Maeve’s a single mom to two girls, one in college now and the other, Heather, getting ready to choose a college. Maeve’s relationship with her younger daughter is strained, as it often is with any teen, and more so when that teen’s personality resembles the parent’s.

But Maeve is doing her best, juggling her beau, a local detective, her remarried ex-husband and his new family, and her busy bakery. She’s so busy she hires a local woman, Trish Dvorak, someone she knew in elementary school, to help out.

Things escalate when Trish is out on a delivery and Maeve finds out she’s been named a school contact by Trish for her own teen, Taylor, when the school nurse calls for Maeve’s permission to let an ill Taylor walk the short distance home from school.
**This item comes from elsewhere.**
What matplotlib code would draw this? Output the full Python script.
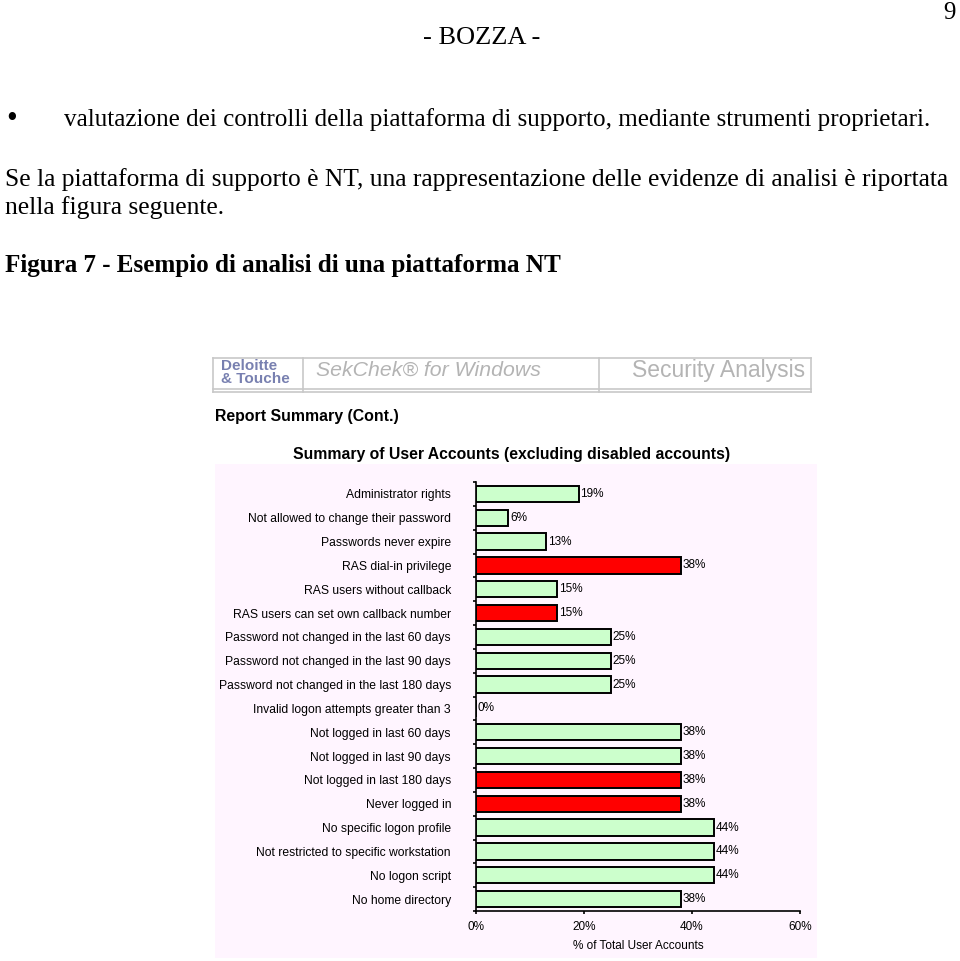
import matplotlib
matplotlib.use("Agg")
import matplotlib.pyplot as plt
from matplotlib.lines import Line2D
from matplotlib.ticker import FixedLocator, PercentFormatter

categories = [
    "Administrator rights",
    "Not allowed to change their password",
    "Passwords never expire",
    "RAS dial-in privilege",
    "RAS users without callback",
    "RAS users can set own callback number",
    "Password not changed in the last 60 days",
    "Password not changed in the last 90 days",
    "Password not changed in the last 180 days",
    "Invalid logon attempts greater than 3",
    "Not logged in last 60 days",
    "Not logged in last 90 days",
    "Not logged in last 180 days",
    "Never logged in",
    "No specific logon profile",
    "Not restricted to specific workstation",
    "No logon script",
    "No home directory",
]
values = [19, 6, 13, 38, 15, 15, 25, 25, 25, 0, 38, 38, 38, 38, 44, 44, 44, 38]
flagged = [False, False, False, True, False, True, False, False, False, False,
           False, False, True, True, False, False, False, False]
x_ticks = [0, 20, 40, 60]

W, H = 960, 961
fig = plt.figure(figsize=(W / 100, H / 100), dpi=100)
fig.patch.set_facecolor("white")

def fx(px):
    return px / W

def fy(py):
    return 1 - py / H

serif = ["Liberation Serif", "DejaVu Serif"]
sans = ["Liberation Sans", "DejaVu Sans"]

# Document text
fig.text(fx(956), fy(13), "9", family=serif, fontsize=18, ha="right", va="center")
fig.text(fx(482), fy(38), "- BOZZA -", family=serif, fontsize=19, ha="center", va="center")
fig.text(fx(6), fy(119), "\u2022", family=serif, fontsize=22, ha="left", va="center")
fig.text(fx(64), fy(120), "valutazione dei controlli della piattaforma di supporto, mediante strumenti proprietari.",
         family=serif, fontsize=18.1, ha="left", va="center")
fig.text(fx(5), fy(180), "Se la piattaforma di supporto \u00e8 NT, una rappresentazione delle evidenze di analisi \u00e8 riportata",
         family=serif, fontsize=18.4, ha="left", va="center")
fig.text(fx(5), fy(208), "nella figura seguente.", family=serif, fontsize=18.4, ha="left", va="center")
fig.text(fx(5), fy(266), "Figura 7 - Esempio di analisi di una piattaforma NT",
         family=serif, fontsize=18.1, fontweight="bold", ha="left", va="center")

# Pink chart background panel
bg = fig.add_axes([fx(215), fy(958), fx(817) - fx(215), fy(464) - fy(958)], zorder=0)
bg.set_facecolor("#fff5ff")
bg.set_xticks([])
bg.set_yticks([])
for s in bg.spines.values():
    s.set_visible(False)

# Header box
box_col = "#c8c8c8"
for (x0, y0, x1, y1) in [(213, 358, 811, 358), (213, 389, 811, 389), (213, 392, 811, 392),
                         (213, 358, 213, 392), (811, 358, 811, 392),
                         (303, 358, 303, 392), (599, 358, 599, 392)]:
    fig.add_artist(Line2D([fx(x0), fx(x1)], [fy(y0), fy(y1)], transform=fig.transFigure,
                          color=box_col, lw=1.2))
fig.text(fx(221), fy(366), "Deloitte", family=sans, fontsize=11, fontweight="bold",
         color="#7880b0", ha="left", va="center")
fig.text(fx(221), fy(379), "& Touche", family=sans, fontsize=11, fontweight="bold",
         color="#7880b0", ha="left", va="center")
fig.text(fx(316), fy(370), "SekChek\u00ae for Windows", family=sans, fontsize=15.3, style="italic",
         color="#b4b4b4", ha="left", va="center")
fig.text(fx(805), fy(370), "Security Analysis", family=sans, fontsize=16.5,
         color="#b4b4b4", ha="right", va="center")

fig.text(fx(215), fy(417), "Report Summary (Cont.)", family=sans, fontsize=11.4, fontweight="bold",
         ha="left", va="center")
fig.text(fx(512), fy(454), "Summary of User Accounts (excluding disabled accounts)", family=sans,
         fontsize=11.3, fontweight="bold", ha="center", va="center")

# Chart axes
ax_l, ax_r, ax_t, ax_b = 476, 800, 482, 911
ax = fig.add_axes([fx(ax_l), fy(ax_b), fx(ax_r) - fx(ax_l), fy(ax_t) - fy(ax_b)], zorder=2)
ax.set_facecolor("none")
ypos = list(range(len(categories)))
colors = ["#ff0000" if f else "#ccffcc" for f in flagged]
ax.barh(ypos, values, height=0.68, color=colors, edgecolor="black", linewidth=1.4, zorder=3)
for y, v in zip(ypos, values):
    ax.text(v + 0.3, y, f"{v}%", family=sans, fontsize=8.5, ha="left", va="center")

ax.set_xlim(0, 60)
ax.set_ylim(len(categories) - 0.5, -0.5)
ax.set_xticks(x_ticks)
ax.xaxis.set_major_formatter(PercentFormatter(decimals=0))
ax.set_yticks(ypos)
ax.set_yticklabels(categories)
ax.yaxis.set_minor_locator(FixedLocator([i - 0.5 for i in range(len(categories) + 1)]))
ax.tick_params(axis="y", which="major", length=0, pad=18, labelsize=8.7)
ax.tick_params(axis="y", which="minor", length=2.5, width=1.2, direction="out")
ax.tick_params(axis="x", which="major", length=2.5, width=1.2, direction="out", pad=5, labelsize=8.5)
for lab in ax.get_yticklabels() + ax.get_xticklabels():
    lab.set_family(sans)
for side in ["top", "right"]:
    ax.spines[side].set_visible(False)
for side in ["left", "bottom"]:
    ax.spines[side].set_linewidth(1.2)
ax.set_xlabel("% of Total User Accounts", family=sans, fontsize=8.5, labelpad=5)

fig.savefig("out.png", dpi=100, facecolor="white")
But Taylor vanishes before making it home, and suddenly Maeve is not only feeling hellishly responsible, town gossip is adding to her guilt. With her own investigating history and help from a few friends we’ve seen before, Maeve tries to find Taylor on her own, creating tension in several relationships when it becomes obvious there’s more to Taylor’s disappearance than meets the eye.

One of the delights of this series is that the reader knows that Maeve has her own view of what constitutes justice, one that differs significantly from that of her police boyfriend and most of other legal institutions. And when Heather disappears, all bets are off.

Another delightful entry with a likable and different protagonist, with well-crafted characters, and a look into the community where she lives providing a setting and story that will hook and surprise readers from page one.